The company mines at Nichols Ranch using the in-situ leaching method - wells are sunk into the ground and the uranium is leached out of the host rock and pumped to surface. The current drilling relates to the newest wellfield being sunk into the project, termed Header House 9. This has already hit good thicknesses and grades across a number of sites, and Energy Fuels expects the field to be up and running and in production later this year.


Production delivers revenues and gross profits


Production from the new wellfield will bolster the company’s ongoing production, which comes both from Nichols Ranch and from other conventional mines elsewhere in the USA.

Energy Fuels sold 100,000 pounds of U3O8 during the second quarter to June 30, pursuant to a long term contract priced at US$70 per pound. That’s considerably higher than spot and accounts in part for Energy Fuels’ relative strength compared to other junior uranium peers.

In total the company recovered 80,000 pounds of uranium from Nichols Ranch uranium project and 108,000 pounds from its other conventional mines elsewhere in the US.

Not all the mined uranium was sold, as prices have been weak. As a result the company has been building a uranium inventory, which currently stands at 360,000 pounds. In addition, Energy Fuels also has cash and cash equivalents of US$14.4 mln.


Wider portfolio continues to offer potential


Elsewhere, shaft sinking operations continue at the Canyon project. The shaft is currently at a depth of approximately 1,100 feet and is likely to penetrate as deep as 1,470 feet. An underground drilling programme to evaluate the further potential of Canyon has commenced.

And a new project has lately come into the company via the acquisition of Alta Mesa in a 4.55 mln share deal. This project includes a fully-licensed in-situ leaching plant currently on care and maintenance. This project is poised for re-start pending an improvement in uranium prices.

Energy Fuels has also acquired the remaining 40% of the Roca Honda project through the issuance of 1.21 mln shares and an undertaking to pay US4.5 mln in cash on the commencement of commercial mining.


Uranium price remains key to future profitability, says CEO

“Unfortunately, the price of uranium continues to disappoint in 2016,” says chief executive Stephen P. Antony.

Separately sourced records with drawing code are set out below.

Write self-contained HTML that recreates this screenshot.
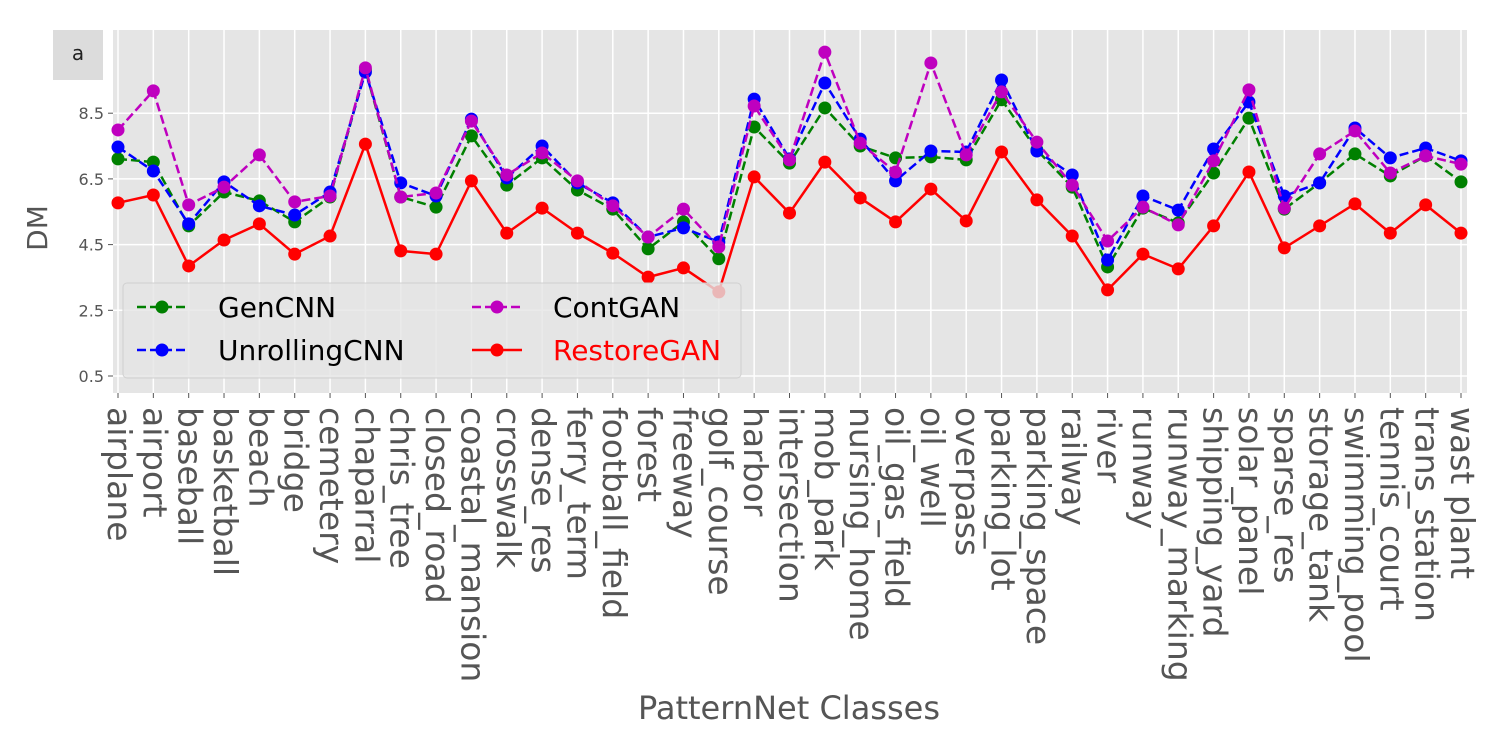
<!DOCTYPE html>
<html><head><meta charset="utf-8"><style>
body{margin:0;background:#fff;}
svg text{font-family:"DejaVu Sans","Liberation Sans",sans-serif;}
</style></head><body>
<svg id="chart" width="1500" height="750" xmlns="http://www.w3.org/2000/svg">
<rect x="53" y="30" width="50" height="50" fill="#dcdcdc"/>
<text x="78" y="60" font-size="20" text-anchor="middle" fill="#222">a</text>
<rect x="113" y="30" width="1354" height="363" fill="#e5e5e5"/>
<g id="grid"></g><g id="series"></g><g id="ticks"></g>
<text x="47" y="228" font-size="28" fill="#555" text-anchor="middle" transform="rotate(-90 47 228)">DM</text>
<text x="789" y="719" font-size="32" fill="#555" text-anchor="middle">PatternNet Classes</text>
<g>
<rect x="123" y="283" width="618" height="95" rx="4" fill="rgba(229,229,229,0.8)" stroke="#d0d0d0"/>
<g><line x1="137" y1="307" x2="187" y2="307" stroke="green" stroke-width="2.5" stroke-dasharray="9,4"/><circle cx="162" cy="307" r="6.5" fill="green"/><text x="218" y="317" font-size="28" fill="#000">GenCNN</text></g>
<g><line x1="137" y1="350" x2="187" y2="350" stroke="blue" stroke-width="2.5" stroke-dasharray="9,4"/><circle cx="162" cy="350" r="6.5" fill="blue"/><text x="218" y="360" font-size="28" fill="#000">UnrollingCNN</text></g>
<g><line x1="472" y1="307" x2="522" y2="307" stroke="#bf00bf" stroke-width="2.5" stroke-dasharray="9,4"/><circle cx="497" cy="307" r="6.5" fill="#bf00bf"/><text x="553" y="317" font-size="28" fill="#000">ContGAN</text></g>
<g><line x1="472" y1="350" x2="522" y2="350" stroke="red" stroke-width="2.5"/><circle cx="497" cy="350" r="6.5" fill="red"/><text x="553" y="360" font-size="28" fill="red">RestoreGAN</text></g>
</g>
</svg>
<script>
const categories=["airplane","airport","baseball","basketball","beach","bridge","cemetery","chaparral","chris_tree","closed_road","coastal_mansion","crosswalk","dense_res","ferry_term","football_field","forest","freeway","golf_course","harbor","intersection","mob_park","nursing_home","oil_gas_field","oil_well","overpass","parking_lot","parking_space","railway","river","runway","runway_marking","shipping_yard","solar_panel","sparse_res","storage_tank","swimming_pool","tennis_court","trans_station","wast plant"];
const genCNN=[7.11,7.01,5.07,6.10,5.83,5.19,5.95,9.82,5.95,5.64,7.81,6.31,7.14,6.16,5.58,4.37,5.19,4.07,8.08,6.98,8.66,7.50,7.14,7.17,7.08,8.91,7.38,6.25,3.82,5.61,5.16,6.68,8.35,5.58,6.38,7.26,6.59,7.20,6.41];
const unrollingCNN=[7.47,6.74,5.13,6.41,5.68,5.40,6.10,9.75,6.38,5.98,8.32,6.53,7.50,6.38,5.77,4.73,5.01,4.58,8.93,7.11,9.42,7.71,6.44,7.35,7.32,9.51,7.35,6.62,4.03,5.98,5.55,7.41,8.84,5.98,6.38,8.05,7.14,7.44,7.05];
const contGAN=[7.99,9.18,5.71,6.25,7.23,5.80,5.98,9.88,5.95,6.07,8.26,6.62,7.29,6.44,5.68,4.73,5.58,4.43,8.72,7.08,10.36,7.59,6.71,10.03,7.23,9.15,7.62,6.31,4.61,5.64,5.10,7.05,9.21,5.61,7.26,7.96,6.68,7.20,6.95];
const restoreGAN=[5.77,6.01,3.85,4.64,5.13,4.21,4.76,7.56,4.31,4.21,6.44,4.85,5.61,4.85,4.24,3.51,3.79,3.06,6.56,5.46,7.01,5.92,5.19,6.19,5.22,7.32,5.86,4.76,3.12,4.21,3.76,5.07,6.71,4.40,5.07,5.74,4.85,5.71,4.85];
const yTicks=["0.5","2.5","4.5","6.5","8.5"];
const NS="http://www.w3.org/2000/svg";
function xs(i){return 118+i*(1461-118)/(categories.length-1);}
function ys(v){return 376-(v-0.5)*32.85;}
function mk(tag,attrs,parent){const e=document.createElementNS(NS,tag);for(const k in attrs)e.setAttribute(k,attrs[k]);parent.appendChild(e);return e;}
const grid=document.getElementById('grid'),ticks=document.getElementById('ticks'),ser=document.getElementById('series');
yTicks.forEach(t=>{const y=ys(parseFloat(t));
 const g=mk('line',{x1:113,x2:1467,y1:y,y2:y,stroke:'#fff','stroke-width':1.5},grid);
 
 
 mk('line',{x1:108,x2:113,y1:y,y2:y,stroke:'#555','stroke-width':1},ticks);
 const tx=mk('text',{x:104,y:y+6,'font-size':16,fill:'#555','text-anchor':'end'},ticks);tx.textContent=t;
 
 
});
categories.forEach((c,i)=>{const x=xs(i);
 const g=mk('line',{x1:x,x2:x,y1:30,y2:393,stroke:'#fff','stroke-width':1.5},grid);
 
 
 mk('line',{x1:x,x2:x,y1:393,y2:398,stroke:'#555','stroke-width':1},ticks);
 const tx=mk('text',{x:0,y:0,'font-size':33,fill:'#555',transform:`translate(${x-10},407) rotate(90)`},ticks);
 tx.textContent=c;
 
 
});
const seriesDefs=[["gencnn",genCNN,"green",true],["unrollingcnn",unrollingCNN,"blue",true],["contgan",contGAN,"#bf00bf",true],["restoregan",restoreGAN,"red",false]];
seriesDefs.forEach(([name,vals,col,dash])=>{
 const g=mk('g',{},ser);
 
 
 const pts=vals.map((v,i)=>xs(i)+','+ys(v)).join(' ');
 const attrs={points:pts,fill:'none',stroke:col,'stroke-width':2.5,'stroke-linejoin':'round'};
 if(dash)attrs['stroke-dasharray']='9,4';
 const pl=mk('polyline',attrs,g);
 
 
 vals.forEach((v,i)=>{const c=mk('circle',{cx:xs(i),cy:ys(v),r:6.5,fill:col},g);
  
  });
});
</script>
</body></html>
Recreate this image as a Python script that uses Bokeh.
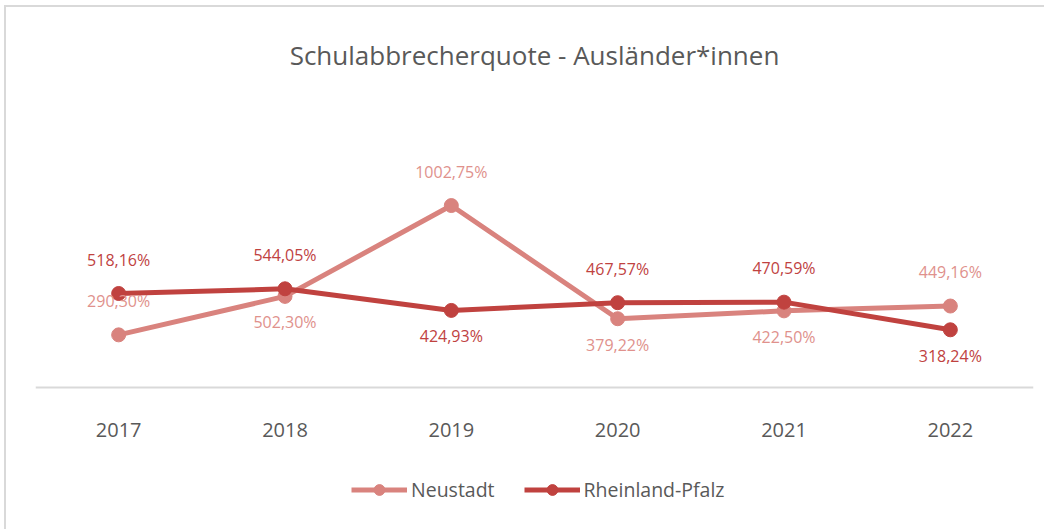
from bokeh.plotting import figure
from bokeh.models import FactorRange, Range1d, Legend, LegendItem, ColumnDataSource
from bokeh.core.properties import value
from bokeh.embed import file_html
from bokeh.resources import INLINE

years = ["2017", "2018", "2019", "2020", "2021", "2022"]
neustadt = [290.30, 502.30, 1002.75, 379.22, 422.50, 449.16]
rlp = [518.16, 544.05, 424.93, 467.57, 470.59, 318.24]
neustadt_pos = ["above", "below", "above", "below", "below", "above"]
rlp_pos = ["above", "above", "below", "above", "above", "below"]

title_text = "Schulabbrecherquote - Ausländer*innen"
FONT = "Open Sans"
C_NEU = "#D9837E"
C_NEU_LBL = "#E0918C"
C_RLP = "#C0423F"
GREY = "#595959"
BORDER = "#D9D9D9"


def fmt(v):
    return f"{v:.2f}".replace(".", ",") + "%"


p = figure(
    width=1040, height=524,
    x_range=FactorRange(*years, range_padding=0),
    y_range=Range1d(-793, 1598),
    output_backend="svg", toolbar_location=None,
    min_border_left=29, min_border_right=13,
    min_border_top=90, min_border_bottom=0,
)
p.styles = {
    "margin-left": "6px",
    "margin-top": "7px",
    "box-shadow": f"-2px -2px 0px 0px {BORDER}",
}
p.outline_line_color = None
p.background_fill_color = "white"
p.border_fill_color = "white"
p.grid.visible = False
p.yaxis.visible = False

p.title.text = title_text
p.title.align = "center"
p.title.text_font = FONT
p.title.text_font_size = "26px"
p.title.text_font_style = "normal"
p.title.text_color = GREY
p.title.standoff = 49

ax = p.xaxis[0]
ax.fixed_location = 0
ax.axis_line_color = BORDER
ax.axis_line_width = 2
ax.major_tick_line_color = None
ax.minor_tick_line_color = None
ax.major_tick_out = 0
ax.major_tick_in = 0
ax.major_label_text_font = FONT
ax.major_label_text_font_size = "20px"
ax.major_label_text_color = GREY
ax.major_label_standoff = 35

r_neu_l = p.line(years, neustadt, line_color=C_NEU, line_width=5)
r_neu_m = p.scatter(years, neustadt, size=14, fill_color=C_NEU, line_color=C_NEU)
r_rlp_l = p.line(years, rlp, line_color=C_RLP, line_width=5)
r_rlp_m = p.scatter(years, rlp, size=14, fill_color=C_RLP, line_color=C_RLP)


def labels(vals, pos, color):
    src = ColumnDataSource(dict(
        x=years, y=vals, t=[fmt(v) for v in vals],
        dy=[-34 if q == "above" else 26 for q in pos],
    ))
    p.text(x="x", y="y", text="t", y_offset="dy", source=src,
           text_font=value(FONT), text_font_size="16px", text_color=color,
           text_align="center", text_baseline="middle")


labels(neustadt, neustadt_pos, C_NEU_LBL)
labels(rlp, rlp_pos, C_RLP)

legend = Legend(items=[
    LegendItem(label="Neustadt", renderers=[r_neu_l, r_neu_m]),
    LegendItem(label="Rheinland-Pfalz", renderers=[r_rlp_l, r_rlp_m]),
], location=(316, 28), orientation="horizontal")
legend.glyph_width = 56
legend.glyph_height = 27
legend.label_standoff = 4
legend.spacing = 29
legend.padding = 0
legend.margin = 0
legend.border_line_color = None
legend.background_fill_alpha = 0
legend.label_text_font = FONT
legend.label_text_font_size = "19.5px"
legend.label_text_color = GREY
p.add_layout(legend, "center")

open("out.html", "w").write(file_html(p, INLINE))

“Put simply, the world is over-supplied with uranium today and end-user demand is not yet sufficient to catalyze an uplift in prices. Amid this market uncertainty, we continue to deliver into our above-market long-term contracts, control costs, rationalize our asset portfolio, and preserve Energy Fuels’ optionality to significantly increase production when prices improve.”


Analysts highlight vast undeveloped resources

Dundee Securities has had a price target of C$5.80 for Energy Fuels for some time now, implying the potential for a near-doubling of the share price in the medium term. The reasons for the optimism are pretty straightforward.


“Due to vast undeveloped resources and a number of permitted and ready to go projects, EFR remains a top pick for leverage in a rising price environment,” wrote Dundee in early August 2016.


Separately, Roth Capital has maintained its “buy” rating on the expectation of an improvement in uranium market conditions later this year.


Certainly there is some ground for such optimism. Japan has recently announced the restart of its 5th nuclear reactor, with a further 20 moving through the restart progress. Two new nuclear reactors have also recently been green-lit in Iran, to be built by Russia, and Iranian leaders are contemplating the construction of 10 more. Meanwhile, the Chinese building programme continues.